To address that, the committee recommended that affirmative action programs be strengthened and that women and minority-group members be encouraged by administrators to seek nontraditional positions.

In a report submitted this week to the County Council, the committee said in its study of the 1984 work force it had found no fault with the basic employment policies of the county government, public schools and other county agencies.

But, the committee said, "It must also be noted that for minorities, most of the gains in sheer numbers have been in the lower-paying occupational categories." And even though women "are increasingly well-represented in all grades and pay levels," they "still tend to be concentrated in clerical and traditional 'women's' occupations," the group added.

It cited the school system, for example, where all of the 171 kindergarten teachers are women, but more than 80 percent of the 21 high school principals are men.

The four-month-old committee is part of the Montgomery County Compensation Task Force, created two years ago to examine a variety of compensation issues facing the county's 25,000 employes.

The committee studied hiring practices of two bicounty agencies, the Washington Suburban Sanitary Commission and the Maryland-National Capital Park and Planning Commission, as well as county offices.

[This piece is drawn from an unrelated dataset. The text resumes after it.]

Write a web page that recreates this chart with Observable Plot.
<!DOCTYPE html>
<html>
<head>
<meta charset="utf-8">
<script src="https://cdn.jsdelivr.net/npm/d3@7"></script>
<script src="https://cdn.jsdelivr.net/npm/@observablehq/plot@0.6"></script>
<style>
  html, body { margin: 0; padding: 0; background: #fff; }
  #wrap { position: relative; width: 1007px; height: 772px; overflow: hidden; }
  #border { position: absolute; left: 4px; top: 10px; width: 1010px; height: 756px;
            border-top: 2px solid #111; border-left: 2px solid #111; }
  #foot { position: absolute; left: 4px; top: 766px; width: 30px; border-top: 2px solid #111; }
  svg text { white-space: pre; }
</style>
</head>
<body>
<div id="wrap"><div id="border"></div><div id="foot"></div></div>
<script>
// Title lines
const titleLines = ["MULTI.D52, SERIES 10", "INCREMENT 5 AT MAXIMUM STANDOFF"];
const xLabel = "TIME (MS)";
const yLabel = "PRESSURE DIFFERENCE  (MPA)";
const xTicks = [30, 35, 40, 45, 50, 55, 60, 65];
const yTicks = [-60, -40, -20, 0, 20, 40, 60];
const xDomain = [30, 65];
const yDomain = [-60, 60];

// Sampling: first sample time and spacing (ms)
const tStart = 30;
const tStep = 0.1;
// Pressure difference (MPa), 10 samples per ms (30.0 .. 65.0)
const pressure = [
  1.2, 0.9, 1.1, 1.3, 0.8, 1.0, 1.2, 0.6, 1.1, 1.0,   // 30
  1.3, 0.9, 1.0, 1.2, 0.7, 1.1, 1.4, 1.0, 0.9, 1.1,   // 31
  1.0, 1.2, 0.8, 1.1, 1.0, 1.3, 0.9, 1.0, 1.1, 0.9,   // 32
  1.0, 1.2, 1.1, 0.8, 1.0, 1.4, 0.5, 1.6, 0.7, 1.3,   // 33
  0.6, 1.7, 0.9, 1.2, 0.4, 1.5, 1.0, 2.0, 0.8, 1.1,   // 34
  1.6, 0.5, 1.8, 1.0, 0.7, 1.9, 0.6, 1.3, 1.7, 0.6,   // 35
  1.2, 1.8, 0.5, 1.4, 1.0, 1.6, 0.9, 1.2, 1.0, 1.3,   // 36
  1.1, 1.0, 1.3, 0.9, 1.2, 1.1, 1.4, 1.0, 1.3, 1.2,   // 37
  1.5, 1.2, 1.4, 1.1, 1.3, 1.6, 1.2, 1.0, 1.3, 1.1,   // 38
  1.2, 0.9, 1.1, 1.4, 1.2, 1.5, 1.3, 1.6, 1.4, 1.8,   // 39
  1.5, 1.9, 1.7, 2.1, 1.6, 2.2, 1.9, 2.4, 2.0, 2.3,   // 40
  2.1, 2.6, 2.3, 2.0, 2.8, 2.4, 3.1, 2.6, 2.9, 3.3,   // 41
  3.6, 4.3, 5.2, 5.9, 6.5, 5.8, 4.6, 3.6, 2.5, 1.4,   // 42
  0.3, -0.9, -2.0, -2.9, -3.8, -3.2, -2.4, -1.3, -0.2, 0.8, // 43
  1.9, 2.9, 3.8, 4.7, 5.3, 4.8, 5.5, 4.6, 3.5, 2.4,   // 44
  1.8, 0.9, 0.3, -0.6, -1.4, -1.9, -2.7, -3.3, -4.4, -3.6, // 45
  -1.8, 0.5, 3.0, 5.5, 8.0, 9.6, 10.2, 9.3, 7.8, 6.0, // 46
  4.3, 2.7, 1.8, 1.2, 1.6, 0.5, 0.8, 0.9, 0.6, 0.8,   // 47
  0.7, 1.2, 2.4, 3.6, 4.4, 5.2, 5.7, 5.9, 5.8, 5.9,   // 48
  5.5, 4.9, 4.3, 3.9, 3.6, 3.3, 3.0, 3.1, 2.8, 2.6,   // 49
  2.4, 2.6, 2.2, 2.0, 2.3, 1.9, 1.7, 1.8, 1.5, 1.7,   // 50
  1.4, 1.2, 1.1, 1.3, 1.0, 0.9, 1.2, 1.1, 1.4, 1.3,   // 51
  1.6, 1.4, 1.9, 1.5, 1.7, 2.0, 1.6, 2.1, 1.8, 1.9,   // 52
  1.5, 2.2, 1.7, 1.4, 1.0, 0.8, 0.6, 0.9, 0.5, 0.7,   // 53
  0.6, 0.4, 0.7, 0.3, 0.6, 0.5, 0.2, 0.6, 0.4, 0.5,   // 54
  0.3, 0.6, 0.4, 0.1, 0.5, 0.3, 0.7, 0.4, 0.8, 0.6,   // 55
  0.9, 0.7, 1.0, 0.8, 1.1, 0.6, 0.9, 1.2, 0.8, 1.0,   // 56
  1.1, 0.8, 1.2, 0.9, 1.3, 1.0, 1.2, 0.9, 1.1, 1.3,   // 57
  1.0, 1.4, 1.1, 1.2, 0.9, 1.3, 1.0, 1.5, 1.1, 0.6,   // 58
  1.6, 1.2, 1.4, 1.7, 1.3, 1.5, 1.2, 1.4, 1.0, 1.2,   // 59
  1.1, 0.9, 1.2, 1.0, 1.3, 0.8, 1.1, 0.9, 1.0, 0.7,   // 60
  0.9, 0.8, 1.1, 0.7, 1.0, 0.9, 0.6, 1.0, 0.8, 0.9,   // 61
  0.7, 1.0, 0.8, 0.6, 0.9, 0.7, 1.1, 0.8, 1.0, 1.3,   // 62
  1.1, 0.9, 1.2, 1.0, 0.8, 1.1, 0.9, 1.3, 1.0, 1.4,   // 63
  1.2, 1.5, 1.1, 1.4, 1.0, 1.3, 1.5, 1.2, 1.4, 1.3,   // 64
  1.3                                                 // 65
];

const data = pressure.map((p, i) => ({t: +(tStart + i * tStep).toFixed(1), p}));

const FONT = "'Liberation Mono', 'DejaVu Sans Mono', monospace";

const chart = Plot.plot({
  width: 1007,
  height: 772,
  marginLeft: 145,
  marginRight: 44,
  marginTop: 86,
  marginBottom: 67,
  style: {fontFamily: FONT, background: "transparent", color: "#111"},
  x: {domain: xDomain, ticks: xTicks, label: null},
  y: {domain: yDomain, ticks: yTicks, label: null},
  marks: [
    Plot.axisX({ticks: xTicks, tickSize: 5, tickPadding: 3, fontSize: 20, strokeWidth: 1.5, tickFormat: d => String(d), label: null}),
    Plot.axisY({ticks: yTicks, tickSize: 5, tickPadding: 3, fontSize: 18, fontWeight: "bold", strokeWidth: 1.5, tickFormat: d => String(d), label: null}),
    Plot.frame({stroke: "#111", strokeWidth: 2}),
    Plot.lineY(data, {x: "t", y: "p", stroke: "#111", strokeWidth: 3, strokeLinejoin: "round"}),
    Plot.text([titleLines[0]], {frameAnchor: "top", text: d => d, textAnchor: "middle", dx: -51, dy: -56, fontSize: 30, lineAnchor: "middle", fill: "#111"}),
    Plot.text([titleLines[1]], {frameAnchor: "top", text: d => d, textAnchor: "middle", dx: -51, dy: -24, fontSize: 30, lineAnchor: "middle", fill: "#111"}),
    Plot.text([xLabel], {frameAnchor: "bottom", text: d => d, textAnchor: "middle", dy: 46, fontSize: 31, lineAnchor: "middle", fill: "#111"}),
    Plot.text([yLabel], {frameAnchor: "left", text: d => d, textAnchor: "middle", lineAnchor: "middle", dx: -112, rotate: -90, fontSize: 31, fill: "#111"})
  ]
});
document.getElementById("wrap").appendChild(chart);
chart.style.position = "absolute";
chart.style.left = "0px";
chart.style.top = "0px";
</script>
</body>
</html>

Committee Cochairman Florence Perman, who headed an ad hoc committee that studied discrimination in the county in 1971, said that while the county has taken major strides toward eliminating overt bias against female applicants, those steps are "not great enough where we can stop now."

For instance, Perman said, in 1971 a former school superintendent told her he wouldn't hire female principals because, in his view, they lacked the commitment and leadership qualities to handle the responsibilities.

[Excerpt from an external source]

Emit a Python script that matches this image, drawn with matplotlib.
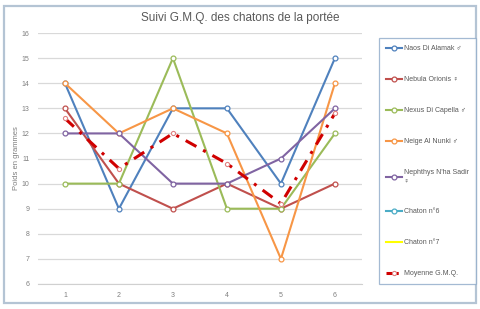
import matplotlib
matplotlib.use("Agg")
import matplotlib.pyplot as plt
import numpy as np
from matplotlib.patches import Rectangle

plt.rcParams['font.family'] = ['Liberation Sans', 'DejaVu Sans']

weeks = [1, 2, 3, 4, 5, 6]
naos = [14, 9, 13, 13, 10, 15]
nebula = [13, 10, 9, 10, 9, 10]
nexus = [10, 10, 15, 9, 9, 12]
neige = [14, 12, 13, 12, 7, 14]
nephthys = [12, 12, 10, 10, 11, 13]
chaton6 = [np.nan] * 6
chaton7 = [np.nan] * 6
moyenne = [12.6, 10.6, 12.0, 10.8, 9.2, 12.8]

labels = ["Naos Di Alamak \u2642", "Nebula Orionis \u2640", "Nexus Di Capella \u2642",
          "Neige Al Nunki \u2642", "Nephthys N'ha Sadir\n\u2640", "Chaton n\u00b06",
          "Chaton n\u00b07", "Moyenne G.M.Q."]
colors = ["#4F81BD", "#C0504D", "#9BBB59", "#F79646", "#8064A2", "#4BACC6", "#FFFF00", "#D00000"]

fig = plt.figure(figsize=(4.8, 3.09), dpi=100)
ax = fig.add_axes([0.079, 0.081, 0.675, 0.812])

series = [naos, nebula, nexus, neige, nephthys, chaton6]
handles = []
for s, c, l in zip(series, colors[:6], labels[:6]):
    h, = ax.plot(weeks, s, color=c, lw=1.5, marker='o', ms=3.5, mfc='white', mec=c, mew=0.9, label=l, zorder=3)
    handles.append(h)
h, = ax.plot(weeks, chaton7, color=colors[6], lw=1.5, label=labels[6])
handles.append(h)
h, = ax.plot(weeks, moyenne, color=colors[7], lw=2.2, ls=(0, (4, 2.5, 1, 2.5)), marker='o', ms=3, mfc='white', mec='#E08080', mew=0.8, label=labels[7], zorder=4)
handles.append(h)

ax.set_xlim(0.5, 6.5)
ax.set_ylim(6, 16)
ax.set_xticks(weeks)
ax.set_yticks(range(6, 17))
ax.grid(axis='y', color='#D9D9D9', lw=0.9)
ax.set_axisbelow(True)
for sp in ['left', 'right', 'top']:
    ax.spines[sp].set_visible(False)
ax.spines['bottom'].set_color('#D0D0D0')
ax.tick_params(length=0, labelsize=5, colors='#7F7F7F', pad=6)
ax.set_ylabel("Poids en grammes", fontsize=5.5, color='#7F7F7F', labelpad=1)

fig.text(0.5, 0.942, "Suivi G.M.Q. des chatons de la portée", ha='center', va='center',
         fontsize=8.5, color='#595959')

leg = fig.legend(handles=handles, labels=labels, loc='upper left', bbox_to_anchor=(0.782, 0.887),
                 fontsize=5, frameon=True, fancybox=False, labelspacing=3.45, handlelength=2.3,
                 handletextpad=0.3, borderpad=1.0, labelcolor='#595959', edgecolor='#8EA9C8')
leg.get_frame().set_linewidth(0.9)

fig.patches.append(Rectangle((0.008, 0.018), 0.984, 0.964, transform=fig.transFigure,
                             fill=False, edgecolor='#B4C4D4', lw=1.6))

fig.savefig("out.png", dpi=100)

But in studying hiring practices of today, "We didn't find any instances like that," Perman said.

Still, affirmative action programs such as Outreach, through which the county recruits women and minority-group men, and Upward Mobility, a training and educational effort for county employes, should receive greater attention, the committee said.

Women fill more than four out of five clerical positions in county government but only 26 percent of the administrative positions, the committee noted, while minority members hold 12 percent of the administrative posts, a 9 percentage point increase over 1973.

Minority members filled 56 percent of the maintenance jobs in county government last year -- a 26 percent increase in 12 years -- but most of those jobs are lower-paying positions, the committee noted.

Toko Ackerman, an administrative assistant at the County Commission for Women, said the commission will probably issue a statement about the report later but said she personally is encouraged that the county is recognizing areas that need to be improved.